/---

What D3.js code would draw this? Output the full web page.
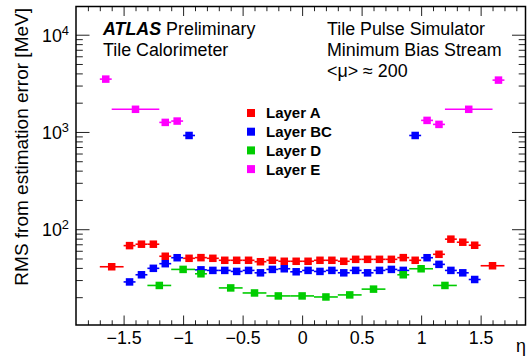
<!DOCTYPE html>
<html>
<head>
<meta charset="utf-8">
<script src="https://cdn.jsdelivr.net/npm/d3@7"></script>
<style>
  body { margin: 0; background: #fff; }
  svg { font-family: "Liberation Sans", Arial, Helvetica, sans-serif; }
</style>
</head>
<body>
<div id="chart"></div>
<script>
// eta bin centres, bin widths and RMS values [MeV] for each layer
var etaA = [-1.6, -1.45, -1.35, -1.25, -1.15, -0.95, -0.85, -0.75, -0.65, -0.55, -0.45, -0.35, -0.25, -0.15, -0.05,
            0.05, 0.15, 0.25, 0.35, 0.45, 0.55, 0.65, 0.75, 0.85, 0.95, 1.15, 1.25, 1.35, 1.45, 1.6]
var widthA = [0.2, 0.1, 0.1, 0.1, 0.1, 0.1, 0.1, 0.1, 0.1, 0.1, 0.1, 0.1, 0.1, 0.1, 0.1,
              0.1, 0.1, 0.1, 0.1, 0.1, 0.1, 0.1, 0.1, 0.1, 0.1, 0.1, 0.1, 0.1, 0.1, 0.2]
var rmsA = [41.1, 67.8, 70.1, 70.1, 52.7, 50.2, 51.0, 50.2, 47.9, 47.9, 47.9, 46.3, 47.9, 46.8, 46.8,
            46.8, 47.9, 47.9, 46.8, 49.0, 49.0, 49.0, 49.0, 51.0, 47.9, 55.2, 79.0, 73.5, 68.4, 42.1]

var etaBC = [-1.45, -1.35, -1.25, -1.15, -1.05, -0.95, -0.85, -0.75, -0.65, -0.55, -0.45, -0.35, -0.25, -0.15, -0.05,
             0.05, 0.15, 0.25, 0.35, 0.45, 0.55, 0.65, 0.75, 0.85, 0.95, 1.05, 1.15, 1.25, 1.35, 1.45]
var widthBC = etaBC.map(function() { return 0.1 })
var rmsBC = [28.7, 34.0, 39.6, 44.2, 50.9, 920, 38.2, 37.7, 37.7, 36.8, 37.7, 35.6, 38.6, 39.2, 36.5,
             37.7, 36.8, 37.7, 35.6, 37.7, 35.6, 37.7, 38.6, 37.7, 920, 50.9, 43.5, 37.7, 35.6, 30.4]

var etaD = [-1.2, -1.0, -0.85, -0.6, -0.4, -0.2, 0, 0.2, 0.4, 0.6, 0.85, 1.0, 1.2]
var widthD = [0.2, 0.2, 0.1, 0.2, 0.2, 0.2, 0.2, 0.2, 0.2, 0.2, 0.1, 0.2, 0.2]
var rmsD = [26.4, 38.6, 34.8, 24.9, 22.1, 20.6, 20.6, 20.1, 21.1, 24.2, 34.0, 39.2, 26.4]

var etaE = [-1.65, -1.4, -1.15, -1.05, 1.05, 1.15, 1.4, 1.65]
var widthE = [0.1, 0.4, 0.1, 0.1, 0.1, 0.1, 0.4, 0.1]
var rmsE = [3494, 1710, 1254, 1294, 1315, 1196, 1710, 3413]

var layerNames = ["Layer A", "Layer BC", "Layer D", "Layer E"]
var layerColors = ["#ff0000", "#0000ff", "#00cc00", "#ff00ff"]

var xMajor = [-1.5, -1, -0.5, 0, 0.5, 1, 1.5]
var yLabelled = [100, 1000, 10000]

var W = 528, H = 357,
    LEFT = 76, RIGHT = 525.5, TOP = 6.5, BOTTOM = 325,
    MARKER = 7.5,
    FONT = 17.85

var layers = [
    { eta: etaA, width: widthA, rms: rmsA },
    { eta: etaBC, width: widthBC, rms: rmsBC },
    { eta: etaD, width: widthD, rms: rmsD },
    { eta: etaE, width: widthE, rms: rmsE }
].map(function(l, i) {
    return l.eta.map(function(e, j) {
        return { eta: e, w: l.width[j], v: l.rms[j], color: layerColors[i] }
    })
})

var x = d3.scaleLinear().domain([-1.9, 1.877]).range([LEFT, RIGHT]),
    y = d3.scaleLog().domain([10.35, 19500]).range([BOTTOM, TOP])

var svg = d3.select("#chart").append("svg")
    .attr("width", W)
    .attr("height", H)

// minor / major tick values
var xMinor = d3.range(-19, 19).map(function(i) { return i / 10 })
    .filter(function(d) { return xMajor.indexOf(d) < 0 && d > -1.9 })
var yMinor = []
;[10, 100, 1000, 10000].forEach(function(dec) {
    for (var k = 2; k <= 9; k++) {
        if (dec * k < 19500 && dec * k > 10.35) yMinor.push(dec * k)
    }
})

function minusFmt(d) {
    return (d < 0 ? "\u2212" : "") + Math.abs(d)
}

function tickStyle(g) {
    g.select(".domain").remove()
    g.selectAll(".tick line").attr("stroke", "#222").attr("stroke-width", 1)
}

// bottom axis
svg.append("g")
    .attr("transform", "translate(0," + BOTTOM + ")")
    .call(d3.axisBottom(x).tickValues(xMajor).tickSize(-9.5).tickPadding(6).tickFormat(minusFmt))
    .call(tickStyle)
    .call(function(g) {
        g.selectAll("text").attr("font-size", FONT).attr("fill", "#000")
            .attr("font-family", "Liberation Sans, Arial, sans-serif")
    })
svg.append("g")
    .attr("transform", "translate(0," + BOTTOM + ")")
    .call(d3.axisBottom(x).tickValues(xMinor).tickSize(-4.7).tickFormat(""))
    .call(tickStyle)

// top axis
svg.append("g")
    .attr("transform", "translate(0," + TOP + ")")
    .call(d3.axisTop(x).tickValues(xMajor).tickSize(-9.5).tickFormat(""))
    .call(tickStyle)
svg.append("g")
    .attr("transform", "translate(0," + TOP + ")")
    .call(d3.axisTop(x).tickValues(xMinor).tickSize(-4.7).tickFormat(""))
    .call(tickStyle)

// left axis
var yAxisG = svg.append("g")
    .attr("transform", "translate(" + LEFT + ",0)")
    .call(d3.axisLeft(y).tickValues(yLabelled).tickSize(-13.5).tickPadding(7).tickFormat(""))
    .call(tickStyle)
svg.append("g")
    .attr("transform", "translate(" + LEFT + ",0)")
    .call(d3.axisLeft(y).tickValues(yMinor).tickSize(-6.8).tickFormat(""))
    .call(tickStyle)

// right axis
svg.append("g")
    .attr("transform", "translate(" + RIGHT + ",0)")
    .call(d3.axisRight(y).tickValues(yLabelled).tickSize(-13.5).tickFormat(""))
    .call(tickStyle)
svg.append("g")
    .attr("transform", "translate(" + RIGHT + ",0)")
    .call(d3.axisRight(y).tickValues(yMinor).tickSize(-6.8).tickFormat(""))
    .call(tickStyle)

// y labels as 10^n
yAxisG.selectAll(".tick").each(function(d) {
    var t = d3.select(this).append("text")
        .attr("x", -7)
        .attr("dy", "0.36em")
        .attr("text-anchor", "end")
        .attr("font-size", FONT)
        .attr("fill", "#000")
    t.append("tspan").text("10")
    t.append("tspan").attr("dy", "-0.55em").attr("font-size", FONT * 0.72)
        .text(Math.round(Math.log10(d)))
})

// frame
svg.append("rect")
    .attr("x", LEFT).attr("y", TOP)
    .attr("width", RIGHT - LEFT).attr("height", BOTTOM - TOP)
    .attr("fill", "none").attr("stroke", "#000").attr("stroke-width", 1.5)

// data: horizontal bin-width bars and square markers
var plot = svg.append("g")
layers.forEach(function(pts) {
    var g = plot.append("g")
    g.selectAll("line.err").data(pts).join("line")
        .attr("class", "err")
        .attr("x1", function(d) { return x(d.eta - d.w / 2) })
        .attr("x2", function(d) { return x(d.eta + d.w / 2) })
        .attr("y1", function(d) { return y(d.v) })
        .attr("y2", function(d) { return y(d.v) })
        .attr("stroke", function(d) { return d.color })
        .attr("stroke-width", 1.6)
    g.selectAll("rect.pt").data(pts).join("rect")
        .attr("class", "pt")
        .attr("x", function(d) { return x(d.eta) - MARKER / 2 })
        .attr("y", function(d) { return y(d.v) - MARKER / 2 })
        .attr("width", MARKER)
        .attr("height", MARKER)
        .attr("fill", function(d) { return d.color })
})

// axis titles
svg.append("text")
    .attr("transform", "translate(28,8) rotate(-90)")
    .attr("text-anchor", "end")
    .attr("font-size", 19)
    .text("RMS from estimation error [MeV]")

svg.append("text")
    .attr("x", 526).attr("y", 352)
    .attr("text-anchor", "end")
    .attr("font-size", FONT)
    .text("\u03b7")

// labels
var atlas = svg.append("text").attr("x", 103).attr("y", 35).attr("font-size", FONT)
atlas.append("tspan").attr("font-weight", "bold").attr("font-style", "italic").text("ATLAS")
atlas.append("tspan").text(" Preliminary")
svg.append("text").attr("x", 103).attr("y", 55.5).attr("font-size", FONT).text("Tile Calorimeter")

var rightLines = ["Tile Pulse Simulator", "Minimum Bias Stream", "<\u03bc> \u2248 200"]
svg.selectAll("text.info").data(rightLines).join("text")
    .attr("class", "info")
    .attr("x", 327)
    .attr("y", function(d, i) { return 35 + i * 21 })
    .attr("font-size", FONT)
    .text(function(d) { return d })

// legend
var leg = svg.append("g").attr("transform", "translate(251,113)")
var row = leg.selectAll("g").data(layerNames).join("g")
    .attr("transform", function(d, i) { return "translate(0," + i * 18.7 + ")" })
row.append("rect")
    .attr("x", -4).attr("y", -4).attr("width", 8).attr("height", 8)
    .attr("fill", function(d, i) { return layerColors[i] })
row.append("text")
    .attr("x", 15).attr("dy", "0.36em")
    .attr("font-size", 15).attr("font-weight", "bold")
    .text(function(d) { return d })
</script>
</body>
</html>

\---

PROBLEM DETAILS: Pictures excluded, repeat exactly the lines from the top of the material through the line with "73.5, 68.4, 42.1]", including both of those lines.

RESPONSE TO THIS TASK:
What D3.js code would draw this? Output the full web page.
<!DOCTYPE html>
<html>
<head>
<meta charset="utf-8">
<script src="https://cdn.jsdelivr.net/npm/d3@7"></script>
<style>
  body { margin: 0; background: #fff; }
  svg { font-family: "Liberation Sans", Arial, Helvetica, sans-serif; }
</style>
</head>
<body>
<div id="chart"></div>
<script>
// eta bin centres, bin widths and RMS values [MeV] for each layer
var etaA = [-1.6, -1.45, -1.35, -1.25, -1.15, -0.95, -0.85, -0.75, -0.65, -0.55, -0.45, -0.35, -0.25, -0.15, -0.05,
            0.05, 0.15, 0.25, 0.35, 0.45, 0.55, 0.65, 0.75, 0.85, 0.95, 1.15, 1.25, 1.35, 1.45, 1.6]
var widthA = [0.2, 0.1, 0.1, 0.1, 0.1, 0.1, 0.1, 0.1, 0.1, 0.1, 0.1, 0.1, 0.1, 0.1, 0.1,
              0.1, 0.1, 0.1, 0.1, 0.1, 0.1, 0.1, 0.1, 0.1, 0.1, 0.1, 0.1, 0.1, 0.1, 0.2]
var rmsA = [41.1, 67.8, 70.1, 70.1, 52.7, 50.2, 51.0, 50.2, 47.9, 47.9, 47.9, 46.3, 47.9, 46.8, 46.8,
            46.8, 47.9, 47.9, 46.8, 49.0, 49.0, 49.0, 49.0, 51.0, 47.9, 55.2, 79.0, 73.5, 68.4, 42.1]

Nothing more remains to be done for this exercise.